--- Begin ---

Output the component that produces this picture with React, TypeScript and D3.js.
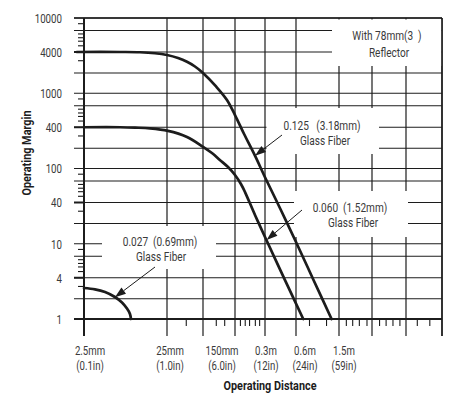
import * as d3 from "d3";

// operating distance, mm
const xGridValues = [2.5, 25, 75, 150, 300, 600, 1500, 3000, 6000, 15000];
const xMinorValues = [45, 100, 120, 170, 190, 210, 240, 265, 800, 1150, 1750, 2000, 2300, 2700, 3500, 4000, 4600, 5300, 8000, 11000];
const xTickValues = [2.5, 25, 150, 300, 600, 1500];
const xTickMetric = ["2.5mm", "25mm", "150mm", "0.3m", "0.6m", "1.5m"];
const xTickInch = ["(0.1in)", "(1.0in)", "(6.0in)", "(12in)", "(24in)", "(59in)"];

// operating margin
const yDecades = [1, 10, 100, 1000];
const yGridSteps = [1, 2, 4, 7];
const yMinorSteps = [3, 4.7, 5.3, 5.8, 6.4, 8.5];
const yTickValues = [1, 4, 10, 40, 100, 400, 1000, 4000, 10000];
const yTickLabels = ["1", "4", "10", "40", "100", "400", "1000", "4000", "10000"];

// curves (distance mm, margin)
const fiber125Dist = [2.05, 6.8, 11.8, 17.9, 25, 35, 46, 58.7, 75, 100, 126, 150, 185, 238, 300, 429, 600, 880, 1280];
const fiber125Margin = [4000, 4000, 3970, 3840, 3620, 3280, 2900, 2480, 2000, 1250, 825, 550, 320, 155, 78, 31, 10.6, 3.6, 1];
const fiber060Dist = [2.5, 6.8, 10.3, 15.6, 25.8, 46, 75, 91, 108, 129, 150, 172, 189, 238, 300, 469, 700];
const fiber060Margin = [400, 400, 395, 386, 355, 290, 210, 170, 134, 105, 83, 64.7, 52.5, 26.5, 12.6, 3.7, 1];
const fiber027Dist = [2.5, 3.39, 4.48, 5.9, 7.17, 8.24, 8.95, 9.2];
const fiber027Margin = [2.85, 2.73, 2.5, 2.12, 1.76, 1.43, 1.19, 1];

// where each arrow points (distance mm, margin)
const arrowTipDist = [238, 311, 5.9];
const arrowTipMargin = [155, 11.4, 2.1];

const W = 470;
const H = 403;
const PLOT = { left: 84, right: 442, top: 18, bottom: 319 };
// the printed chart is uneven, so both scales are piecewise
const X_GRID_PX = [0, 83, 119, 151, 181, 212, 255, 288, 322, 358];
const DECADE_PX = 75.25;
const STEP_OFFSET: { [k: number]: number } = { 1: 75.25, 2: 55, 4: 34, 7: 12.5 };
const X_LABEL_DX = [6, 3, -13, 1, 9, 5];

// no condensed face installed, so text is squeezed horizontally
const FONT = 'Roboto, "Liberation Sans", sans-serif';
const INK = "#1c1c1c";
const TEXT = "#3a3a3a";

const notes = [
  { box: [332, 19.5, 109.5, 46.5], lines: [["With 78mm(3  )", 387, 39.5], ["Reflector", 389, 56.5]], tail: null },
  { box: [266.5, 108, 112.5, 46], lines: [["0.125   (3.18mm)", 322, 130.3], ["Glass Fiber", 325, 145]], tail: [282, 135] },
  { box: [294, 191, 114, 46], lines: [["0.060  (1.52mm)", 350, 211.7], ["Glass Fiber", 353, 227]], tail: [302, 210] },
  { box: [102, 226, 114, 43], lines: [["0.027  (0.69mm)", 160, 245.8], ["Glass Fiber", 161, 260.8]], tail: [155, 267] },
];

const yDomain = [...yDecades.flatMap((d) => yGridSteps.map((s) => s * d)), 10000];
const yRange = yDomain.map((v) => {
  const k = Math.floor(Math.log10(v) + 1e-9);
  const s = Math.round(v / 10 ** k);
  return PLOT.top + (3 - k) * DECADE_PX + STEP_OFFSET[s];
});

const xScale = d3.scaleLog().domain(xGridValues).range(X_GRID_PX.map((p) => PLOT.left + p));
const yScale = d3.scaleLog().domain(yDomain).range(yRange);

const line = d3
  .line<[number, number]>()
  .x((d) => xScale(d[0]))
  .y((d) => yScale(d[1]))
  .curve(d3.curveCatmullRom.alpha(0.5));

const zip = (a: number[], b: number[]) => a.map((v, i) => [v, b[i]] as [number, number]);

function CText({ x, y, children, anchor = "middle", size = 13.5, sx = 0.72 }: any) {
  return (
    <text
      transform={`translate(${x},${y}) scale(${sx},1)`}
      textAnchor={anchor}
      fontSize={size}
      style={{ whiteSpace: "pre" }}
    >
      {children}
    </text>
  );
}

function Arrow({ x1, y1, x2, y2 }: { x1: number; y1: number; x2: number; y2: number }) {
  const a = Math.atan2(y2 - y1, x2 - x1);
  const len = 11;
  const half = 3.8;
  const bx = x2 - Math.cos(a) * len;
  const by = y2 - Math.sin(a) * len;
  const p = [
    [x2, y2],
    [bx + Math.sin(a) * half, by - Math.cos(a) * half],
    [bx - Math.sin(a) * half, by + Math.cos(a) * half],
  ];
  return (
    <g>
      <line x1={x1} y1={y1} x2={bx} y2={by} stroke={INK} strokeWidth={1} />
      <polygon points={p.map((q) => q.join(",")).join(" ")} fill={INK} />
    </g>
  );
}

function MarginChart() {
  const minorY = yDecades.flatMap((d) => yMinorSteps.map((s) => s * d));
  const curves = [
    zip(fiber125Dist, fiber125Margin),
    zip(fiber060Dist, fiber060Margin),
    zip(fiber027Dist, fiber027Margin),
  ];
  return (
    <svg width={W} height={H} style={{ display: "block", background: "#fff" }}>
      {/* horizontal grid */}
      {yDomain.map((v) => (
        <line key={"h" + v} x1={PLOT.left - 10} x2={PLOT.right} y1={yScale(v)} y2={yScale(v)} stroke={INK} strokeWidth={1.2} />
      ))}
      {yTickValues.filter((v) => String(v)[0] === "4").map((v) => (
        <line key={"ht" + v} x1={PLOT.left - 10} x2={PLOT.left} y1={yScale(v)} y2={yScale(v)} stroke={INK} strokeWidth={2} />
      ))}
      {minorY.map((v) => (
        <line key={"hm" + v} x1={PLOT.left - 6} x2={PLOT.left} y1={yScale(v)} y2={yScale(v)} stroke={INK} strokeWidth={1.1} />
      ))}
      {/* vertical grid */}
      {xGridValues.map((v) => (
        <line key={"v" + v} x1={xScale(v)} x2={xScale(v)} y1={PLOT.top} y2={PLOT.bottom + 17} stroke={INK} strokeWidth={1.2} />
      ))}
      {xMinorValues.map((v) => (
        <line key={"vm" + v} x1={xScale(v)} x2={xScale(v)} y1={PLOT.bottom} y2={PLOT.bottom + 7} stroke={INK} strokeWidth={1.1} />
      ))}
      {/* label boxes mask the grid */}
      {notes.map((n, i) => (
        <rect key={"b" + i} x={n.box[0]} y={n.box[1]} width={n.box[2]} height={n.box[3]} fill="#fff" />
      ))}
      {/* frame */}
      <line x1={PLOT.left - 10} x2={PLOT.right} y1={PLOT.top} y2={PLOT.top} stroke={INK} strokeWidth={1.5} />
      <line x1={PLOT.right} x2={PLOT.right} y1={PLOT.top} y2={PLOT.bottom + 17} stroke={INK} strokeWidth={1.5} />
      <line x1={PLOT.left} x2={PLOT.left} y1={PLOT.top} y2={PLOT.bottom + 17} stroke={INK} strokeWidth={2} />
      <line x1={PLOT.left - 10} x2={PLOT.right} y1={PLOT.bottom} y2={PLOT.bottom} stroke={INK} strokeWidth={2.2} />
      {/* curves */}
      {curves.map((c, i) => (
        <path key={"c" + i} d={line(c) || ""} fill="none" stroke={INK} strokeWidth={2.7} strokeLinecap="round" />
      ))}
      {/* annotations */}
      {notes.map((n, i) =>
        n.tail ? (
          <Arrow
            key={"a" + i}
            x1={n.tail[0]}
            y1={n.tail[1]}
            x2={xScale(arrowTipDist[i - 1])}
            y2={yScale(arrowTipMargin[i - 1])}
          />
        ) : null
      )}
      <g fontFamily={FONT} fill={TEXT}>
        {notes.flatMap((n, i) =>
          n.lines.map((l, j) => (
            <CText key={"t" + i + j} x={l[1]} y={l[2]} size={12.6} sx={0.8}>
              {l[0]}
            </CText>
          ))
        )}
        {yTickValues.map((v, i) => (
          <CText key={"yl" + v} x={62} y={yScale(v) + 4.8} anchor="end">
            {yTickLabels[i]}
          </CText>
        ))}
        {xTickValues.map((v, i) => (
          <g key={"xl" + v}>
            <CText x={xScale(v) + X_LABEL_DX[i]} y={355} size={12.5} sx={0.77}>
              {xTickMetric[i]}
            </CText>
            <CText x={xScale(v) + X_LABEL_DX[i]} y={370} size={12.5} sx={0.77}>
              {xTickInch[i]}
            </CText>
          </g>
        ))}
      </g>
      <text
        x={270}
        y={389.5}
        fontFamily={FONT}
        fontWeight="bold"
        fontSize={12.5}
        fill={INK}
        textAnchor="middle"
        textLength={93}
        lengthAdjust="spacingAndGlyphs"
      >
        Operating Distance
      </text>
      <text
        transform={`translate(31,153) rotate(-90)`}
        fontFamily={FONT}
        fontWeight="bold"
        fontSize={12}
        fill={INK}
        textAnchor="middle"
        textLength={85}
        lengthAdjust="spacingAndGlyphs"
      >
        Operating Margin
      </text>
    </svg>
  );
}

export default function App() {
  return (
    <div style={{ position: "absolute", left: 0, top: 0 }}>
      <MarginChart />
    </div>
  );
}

--- End ---

**Problem statement**
Everything from the first line to the line with "import * as" must be repeated exactly, and nothing else. Leave the pictures out.

**Solved exercise**
Output the component that produces this picture with React, TypeScript and D3.js.
import * as d3 from "d3";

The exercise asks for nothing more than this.